There was something about Job Jar that made my kids almost enjoy it. It made work into a game.

It also resulted in quality family time instead of trauma and threats, and it taught the kids to do all kinds of things, and it lessened my own burden. I saw no reason why boys shouldn’t know how to do laundry, dust, vacuum, mop, wash dishes, clean grout, wash windows, scour sinks. All of it.

Of course I had to accept that not all of the jobs would be done perfectly. Most of them weren’t done perfectly, in fact. Expectations of perfection went out the window. But the time Tyler got to mop the floor, though it wasn’t perfect, he was pleased with himself, and it got done again the following week.

And the house always wound up cleaner than it started.

You are wondering, no doubt, what all of this has to do with writing. This is WIP Day, after all.

Here it is: I’ve mentioned before that I have Real Issues with Butt-in-Chair Syndrome. My WIP is a composite novel, aka a short story cycle. It’s comprised of eighteen stories, each told from a different protagonist’s point of view. Several stories are finished (or as finished as they’re going to get until I have a complete first draft); a couple are complete but in need of major revisions; several are started but stuck; and a few aren’t even started, though I do know the plot basics.

When I sit down to write, however good my intentions might be, I often don’t know where to begin or which story to work on. I often go back to my default (research is my default—one can never know too much) while I wait for inspiration to strike.

Waiting for inspiration to strike is a profoundly unprofessional way to write, I’m told. But on Saturday it stuck in a very unexpected way.

I remembered Job Jar.

And I thought, Well, why not?

First, I made a list of the characters whose stories are stuck or aren’t written yet. (I didn’t include those that are in any way complete.) I wrote each name on a separate slip of paper and folded them up, and then, lacking a jar, I put them in a Tupperware container. Then I asked my husband to pick one, so I couldn’t cheat.

Of course he asked what I was doing.

I explained my plan to him: I would set a timer for ten minutes, and focusing on that character’s story, I would write until the timer went off. No prep, no planning, no research. Just writing. Ten minutes at a time. Butt In Chair.

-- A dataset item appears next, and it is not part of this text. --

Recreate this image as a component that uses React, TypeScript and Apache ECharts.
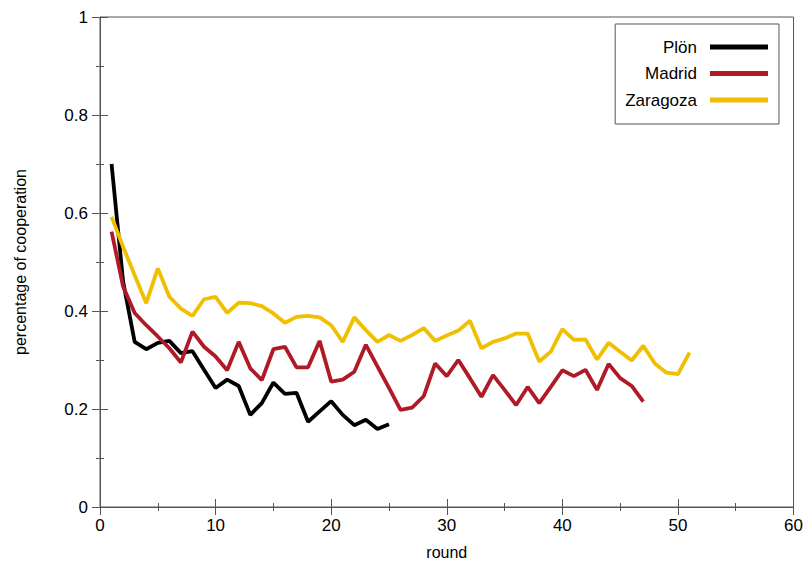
import React, { useEffect, useRef } from "react";
import * as echarts from "echarts";

const plonValues = [0.70, 0.46, 0.337, 0.322, 0.335, 0.339, 0.314, 0.318, 0.28, 0.243, 0.26, 0.247, 0.188, 0.212, 0.254, 0.231, 0.233, 0.174, 0.195, 0.216, 0.188, 0.167, 0.178, 0.159, 0.169];
const madridValues = [0.562, 0.45, 0.396, 0.371, 0.348, 0.324, 0.295, 0.358, 0.327, 0.307, 0.279, 0.337, 0.283, 0.259, 0.322, 0.327, 0.285, 0.285, 0.339, 0.256, 0.26, 0.276, 0.331, 0.287, 0.243, 0.198, 0.203, 0.226, 0.293, 0.267, 0.3, 0.263, 0.225, 0.269, 0.239, 0.208, 0.245, 0.212, 0.245, 0.279, 0.267, 0.28, 0.239, 0.292, 0.263, 0.247, 0.215];
const zaragozaValues = [0.592, 0.531, 0.473, 0.416, 0.487, 0.429, 0.405, 0.39, 0.424, 0.429, 0.396, 0.417, 0.416, 0.41, 0.395, 0.376, 0.388, 0.39, 0.387, 0.371, 0.337, 0.387, 0.361, 0.337, 0.351, 0.339, 0.351, 0.365, 0.339, 0.35, 0.36, 0.38, 0.324, 0.337, 0.344, 0.354, 0.354, 0.297, 0.317, 0.363, 0.341, 0.342, 0.301, 0.335, 0.317, 0.299, 0.329, 0.293, 0.274, 0.271, 0.315];

const seriesNames = ["Plön", "Madrid", "Zaragoza"];
const seriesColors = ["#000000", "#b01a27", "#efbf00"];

const toPoints = (vals: number[]) => vals.map((v, i) => [i + 1, v]);

export default function App() {
  const ref = useRef<HTMLDivElement>(null);
  useEffect(() => {
    if (!ref.current) return;
    const chart = echarts.init(ref.current, null, { renderer: "svg" });
    const font = "Liberation Sans, Arial, sans-serif";
    const axisColor = "#555";
    const allValues = [plonValues, madridValues, zaragozaValues];
    chart.setOption({
      animation: false,
      grid: {
        left: 100,
        right: 11,
        top: 17,
        bottom: 63,
        show: true,
        borderColor: axisColor,
        borderWidth: 1,
      },
      legend: {
        orient: "vertical",
        right: 27,
        top: 24,
        align: "right",
        padding: [14, 11, 15, 10],
        itemGap: 8.5,
        itemWidth: 58,
        itemHeight: 5,
        icon: "rect",
        borderColor: axisColor,
        borderWidth: 1,
        backgroundColor: "#fff",
        textStyle: {
          fontFamily: font,
          fontSize: 17,
          lineHeight: 18,
          color: "#000",
          padding: [0, 8, 0, 0],
        },
        data: seriesNames,
      },
      xAxis: [
        {
          type: "value",
          min: 0,
          max: 60,
          interval: 10,
          name: "round",
          nameLocation: "middle",
          nameGap: 37,
          nameTextStyle: { fontFamily: font, fontSize: 16, color: "#000" },
          axisLine: { show: true, lineStyle: { color: axisColor } },
          axisTick: { show: true, inside: true, length: 8, lineStyle: { color: axisColor } },
          minorTick: { show: true, splitNumber: 2, length: 4, lineStyle: { color: axisColor } },
          splitLine: { show: false },
          axisLabel: { fontFamily: font, fontSize: 17, color: "#000", margin: 10 },
        },
        {
          type: "value",
          position: "top",
          min: 0,
          max: 60,
          interval: 10,
          axisLine: { show: false },
          axisTick: { show: true, inside: true, length: 8, lineStyle: { color: axisColor } },
          minorTick: { show: true, splitNumber: 2, length: 4, lineStyle: { color: axisColor } },
          splitLine: { show: false },
          axisLabel: { show: false },
        },
      ],
      yAxis: [
        {
          type: "value",
          min: 0,
          max: 1,
          interval: 0.2,
          name: "percentage of cooperation",
          nameLocation: "middle",
          nameGap: 72,
          nameTextStyle: { fontFamily: font, fontSize: 16, color: "#000" },
          axisLine: { show: true, lineStyle: { color: axisColor } },
          axisTick: { show: true, inside: true, length: 8, lineStyle: { color: axisColor } },
          minorTick: { show: true, splitNumber: 2, length: 4, lineStyle: { color: axisColor } },
          splitLine: { show: false },
          axisLabel: { fontFamily: font, fontSize: 17, color: "#000", margin: 12, formatter: (v: number) => String(Math.round(v * 10) / 10) },
        },
        {
          type: "value",
          position: "right",
          min: 0,
          max: 1,
          interval: 0.2,
          axisLine: { show: false },
          axisTick: { show: true, inside: true, length: 8, lineStyle: { color: axisColor } },
          minorTick: { show: true, splitNumber: 2, length: 4, lineStyle: { color: axisColor } },
          splitLine: { show: false },
          axisLabel: { show: false },
        },
      ],
      series: seriesNames.map((name, i) => ({
        name,
        type: "line",
        data: toPoints(allValues[i]),
        showSymbol: false,
        symbol: "none",
        color: seriesColors[i],
        lineStyle: { width: 3.8, color: seriesColors[i] },
      })),
    });
    return () => chart.dispose();
  }, []);
  return <div ref={ref} style={{ width: 806, height: 570, position: "absolute", left: 0, top: 0 }} />;
}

I thought it sounded great. But he saw a snag.

“You’re not going to like the one I pick,” he said. “You’ll just put it back and tell me to pick a different one.”

I promised I wouldn’t.

So he reached in and pulled one out.

The one he picked was one of the “stuck” stories. And he was right—I was tempted to tell him to pick again. But I’d made a promise, so I sat down and opened the file on my laptop, read it through, and started fiddling.

And forgot all about the timer. It never even made it out of the kitchen.

Which is just as well, because far from spending only ten minutes on it, I wound up writing into the wee hours of that night. And it was writing I was happy with. By the time I went to bed, the story had taken a direction I hadn’t expected, and it now has a purpose beyond what I had originally planned for it.

It’s still not done, but it’s no longer stuck—I know where it’s going, even if I don’t know yet exactly where it will end up. And I can’t wait to get back to it.

So yeah, Job Jar. Who’d a thunk it?

What do you do when you’re suffering from Butt-in-Chair Syndrome? Any ideas to share?